Soon after the fall of the headquarters, Zabrodsky and his colleagues received the order to leave Crimea.

"On the 1st of April, they said take all your stuff and report to Odessa," said Zabrodsky of his last day in the place he'd spent seven years of his life.

A NATION AND FAMILIES DIVIDED

Zabrodsky worried what his fiancé would say when he told her they had to move.

"Her father and sister lived in Crimea and she was from there," Zabrodsky said of his fiancé's roots in the area.

"I'm really grateful to my fiancé," Zabrodsky confided, holding back tears. "She said, 'come on man, I'm with you'" Zabrodsky remembers of asking her to leave her home.

"She was supporting me and it was very hard on her when I was trapped inside," said Zabrodsky. In the months since they left Crimea, the conflict there has lingered in their daily lives.

"She's ever been so far removed from her family and she doesn't know how to deal with that situation," confessed Zabrodsky.

"She wants to go visit them but she is scared, and the same with them," shared Zabrodsky of a problem all too common for Ukrainian families now.

"When she calls they say, 'we don't want to go to Ukraine, there's war over there,' so now it's kind of a wall," laments the Marine officer.
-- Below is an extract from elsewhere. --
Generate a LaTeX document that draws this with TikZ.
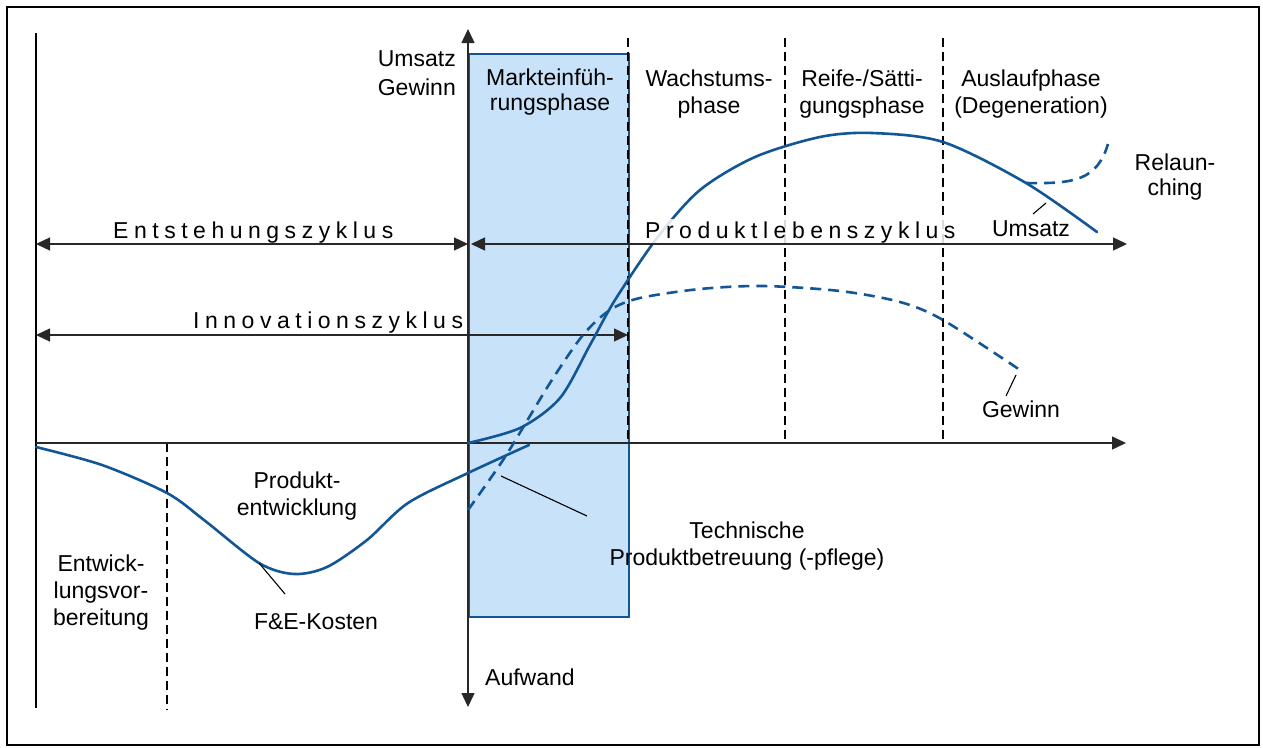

Zabrodsky too has relatives in Russia that he no longer speaks with. One relative though told him something he thought he'd never hear

"My father, he never tells me pleasant things, stone faced," Zabrodsky says with love in his eyes.

"He told me he was proud of my decision, and that we didn't betray our country," recalled Zabrodsky.

"To hear this from him it meant a lot," Zabrodsky said, beaming with pride.